- Born: 1 October 1940 Abergavenny, Wales
- Died: 20 October 2022 (aged 82)
- Formerly of: The Right Instrument for Your Child

= Atarah Ben-Tovim =

British flautist (1940–2022)

Atarah Ben-Tovim, MBE (1 October 1940 – 20 October 2022) was a British flautist and children's concert presenter.

== Biography ==
Ben-Tovim was born in Abergavenny, Wales, in a family with a Jewish background. Her father, Harry Ben-Tovim, was an Israeli doctor, and her mother, Gladys Rachel (née Carengold), was the daughter of a Jewish immigrant draper from Russia. She was the aunt of Sister Bliss. Her early years were spent in Ealing, London. Ben-Tovim played her first television concert live at the Royal Albert Hall, at the age of fourteen. She was principal flautist with the National Youth Orchestra, and then from 1963 to 1975 principal flautist with the Royal Liverpool Philharmonic Orchestra. She left the RLPO to found Atarah's Band in 1975, a group which sought to improve children's experiences with classical music.

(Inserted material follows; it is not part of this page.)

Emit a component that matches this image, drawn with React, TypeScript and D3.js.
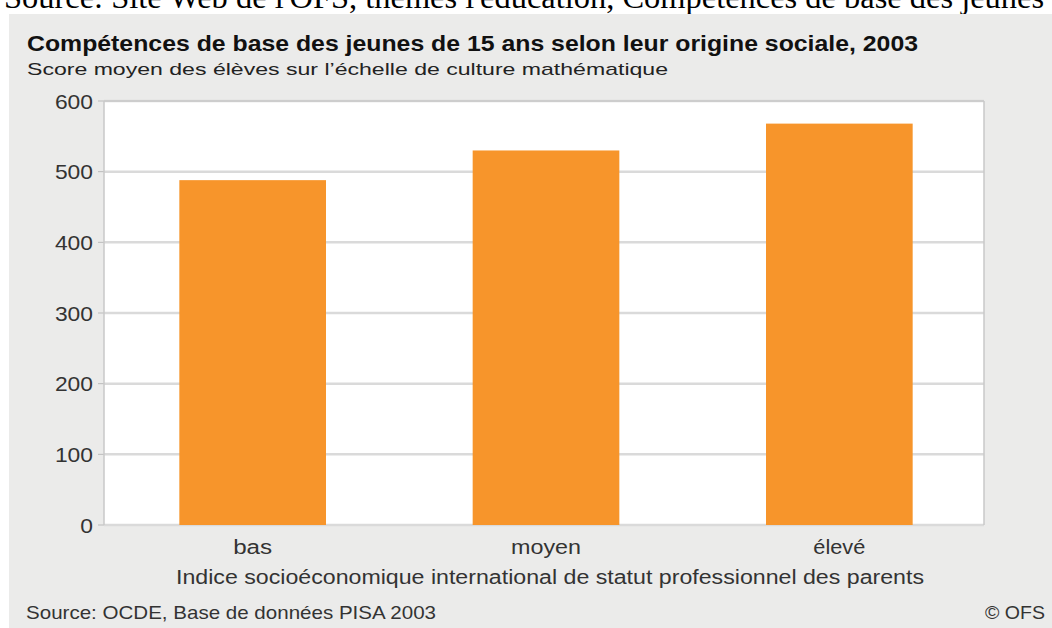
import React from "react";
import * as d3 from "d3";

const categories = ["bas", "moyen", "élevé"];
const scores = [488, 530, 568];
const yTicks = [0, 100, 200, 300, 400, 500, 600];

const title = "Compétences de base des jeunes de 15 ans selon leur origine sociale, 2003";
const subtitle = "Score moyen des élèves sur l’échelle de culture mathématique";
const xTitle = "Indice socioéconomique international de statut professionnel des parents";
const source = "Source: OCDE, Base de données PISA 2003";
const credit = "© OFS";
const topLine = "Source: Site Web de l'OFS, thèmes l'éducation, Compétences de base des jeunes";

export default function App() {
  const W = 1052, H = 628;
  const left = 104, right = 984, top = 101, bottom = 525;
  const x = d3.scaleBand<string>().domain(categories).range([106, 986]).paddingInner(0.5).paddingOuter(0.25);
  const y = d3.scaleLinear().domain([0, 600]).range([bottom, top]);
  const font = "'Liberation Sans', Arial, sans-serif";
  const catLen: Record<string, number> = { bas: 39, moyen: 70, "élevé": 52 };
  return (
    <svg width={W} height={H} style={{ position: "absolute", left: 0, top: 0 }} fontFamily={font}>
      <rect x={0} y={0} width={W} height={H} fill="#ffffff" />
      <text x={4} y={8} fontFamily="'Liberation Serif', 'Times New Roman', serif" fontSize={32} fill="#000"
        textLength={1040} lengthAdjust="spacingAndGlyphs">{topLine}</text>
      <rect x={9} y={14} width={W - 9} height={H - 14} fill="#ebebea" />
      <text x={27} y={51} fontSize={21.5} fontWeight="bold" fill="#111" textLength={891} lengthAdjust="spacingAndGlyphs">{title}</text>
      <text x={27} y={75} fontSize={17} fill="#222" textLength={641} lengthAdjust="spacingAndGlyphs">{subtitle}</text>
      <rect x={left} y={top} width={right - left} height={bottom - top} fill="#ffffff" />
      {yTicks.map(t => (
        <g key={t}>
          <line x1={left} x2={right} y1={y(t)} y2={y(t)} stroke="#dadada" strokeWidth={2.5} />
          <line x1={left - 6} x2={left} y1={y(t)} y2={y(t)} stroke="#bbbbbb" strokeWidth={1} />
          <text x={93} y={y(t) + 7.5} textAnchor="end" fontSize={21} fill="#333"
            textLength={String(t).length * 12.7} lengthAdjust="spacingAndGlyphs">{t}</text>
        </g>
      ))}
      {categories.map((c, i) => (
        <rect key={c} x={x(c)!} y={y(scores[i])} width={x.bandwidth()} height={bottom - y(scores[i])} fill="#f7952b" />
      ))}
      <line x1={left} x2={left} y1={top} y2={bottom} stroke="#c8c8c8" strokeWidth={1.5} />
      <line x1={right} x2={right} y1={top} y2={bottom} stroke="#c8c8c8" strokeWidth={1.5} />
      <line x1={left} x2={right} y1={top} y2={top} stroke="#c8c8c8" strokeWidth={1.5} />
      {categories.map(c => (
        <text key={c} x={x(c)! + x.bandwidth() / 2} y={554} textAnchor="middle" fontSize={20} fill="#333"
          textLength={catLen[c]} lengthAdjust="spacingAndGlyphs">{c}</text>
      ))}
      <text x={550} y={584} textAnchor="middle" fontSize={20} fill="#333" textLength={748} lengthAdjust="spacingAndGlyphs">{xTitle}</text>
      <text x={26} y={619} fontSize={19} fill="#333" textLength={410} lengthAdjust="spacingAndGlyphs">{source}</text>
      <text x={1045} y={619} textAnchor="end" fontSize={19} fill="#333" textLength={60} lengthAdjust="spacingAndGlyphs">{credit}</text>
    </svg>
  );
}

Ben-Tovim guested on several British television and radio shows, including Pebble Mill at One on BBC TV, The John Dunn Show, Start the Week and Kaleidoscope.

In the late 1980s, BBC Radio Three made the programme Atarah's Music Box, all about children and music. Omnibus devoted a programme to her work, as did Blue Peter and Magpie. Her own television series, Atarah's Music, aimed at primary school children, aired on ITV in 1984, and the following year she presented five episodes of the long-running ITV Schools series Seeing and Doing, teaching children about basic musical theory and the differences between various instruments.

Together with her husband, Douglas Boyd, she published The Right Instrument for Your Child followed by You Can Make Music!. Both books concentrated on helping aspiring music students to choose the best instrument for their particular attributes.

Ben-Tovim and Boyd undertook research with thousands of students over a period of ten years in which they followed the successes and failures of these students and examined the relationship between their physical, emotional and intellectual attributes and the instruments which they chose.

Ben-Tovim's musical stories for little children in Rub-a-Dub-Tub on Sunday mornings ran for over two years. Her radio series have been broadcast on several local independent radio stations including Birmingham's BRMB, Liverpool's Radio City and Radio Merseyside, Manchester's Radio Piccadilly, and Preston's Red Rose Radio.

== Awards and recognition ==
Ben-Tovim was appointed Member of the Order of the British Empire (MBE) in the 1980 New Year Honours for services to children's music. During its lifetime, the band played to over three million people.

== Personal life and death ==
In her later years, Ben-Tovim resided in France, where she taught and held workshops for budding flautists and clarinettists.

Ben-Tovim died from cancer on 20 October 2022, at the age of 82.